More on Aromatic Substitution

1.  Write the detailed mechanism for the reaction of benzene with a general electrophile (E+). What is the generic name given to the type of intermediate involved in this reaction? Provide three resonance structures for the intermediate, summerize as a DL/PC stucture,  and characterize the intermediate.

2. Since two of the above canonical structures are equivalent and the third is nearly equivalent in energy, what conclusions could be drawn, using resonance theory, concerning the magnitude (qualitatively) of the resonance stabilization?

3.For the rds of this reaction, use resonance theory to derive a TS model, summarize as a DL/PC, and provide a characterization of the TS model. Then, use the Hammond Principle to refine your characterization. Is the resonance stabilization of the TS large or small? What effect would this stabilization, taken alone, have on the reaction rate? In view of this, explain why reactions of electrophiles with benzene are typically slower than with simple alkenes.

4. Adapt the general model to the specific case of nitration. Then use this model to explain why nitration of toluene occurs preferentially at the o, p positions.
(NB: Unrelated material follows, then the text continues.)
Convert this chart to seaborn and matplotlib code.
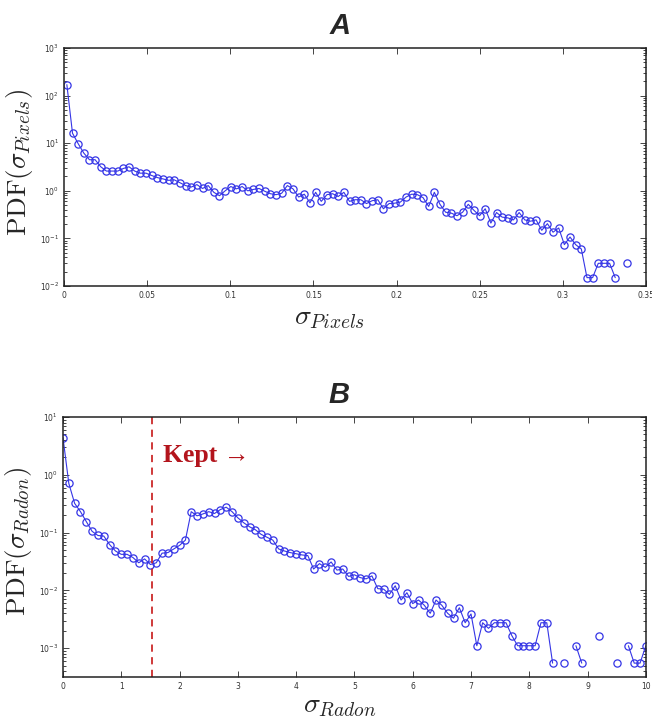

This will require you to use the method of competing TS’s, i.e., showing the specific DL/PC’s for ortho, meta, and para nitration of toluene, and comparing their characters.

Carbonyl Additions

6. Write the detailed mechanism for the base-catalyzed hydration of a carbonyl compound. Explain why the first step is not an rds.

7. Use resonance theory to derive a TS model for the slow step, summarize as a DL/PC,  and characterize this model. Use this model to explain why nucleophilic addition to carbonyl compounds is much more facile than to simple alkenes, even though the carbonyl pi bond is much stronger than the alkene pi bond. You should provide a comparative TS for the alkene addition and provide at least two reasons for the faster addition to carbonyl compounds.

8. Explain why 3-pentanone reacts more slowly than acetone. Why does cyclohexanone react more rapidly than acetone? Would you expect chloroacetone (i.e. chloromethyl methyl ketone) to react more or less rapidly in the hydration reaction? Explain in terms of a TS character.

9. Provide a detailed mechanism for the acid-catalyzed hydration of a general carbonyl compound, and derive and characterize a DL/PC model for the slow step. Explain why electronic effects (EWG’s and EDG’s) are very small in acid-catalyzed hydration.

Ester Hydrolysis.

10. Write the detailed mechanism for the acid-catalyzed hydrolysis of a general ester. What is the overall reaction type? What are the reaction types of each stage of the reaction? Explain how it was experimentally determined that acyl-oxygen rather than alkyl oxygen cleavage typically occurs. How can a direct displacement be ruled out?

11. Give the structure of a specific ester which undergoes alkyl-oxygen cleavage via an S­N1 –like mechanism; via an S­N2 –like mechanism.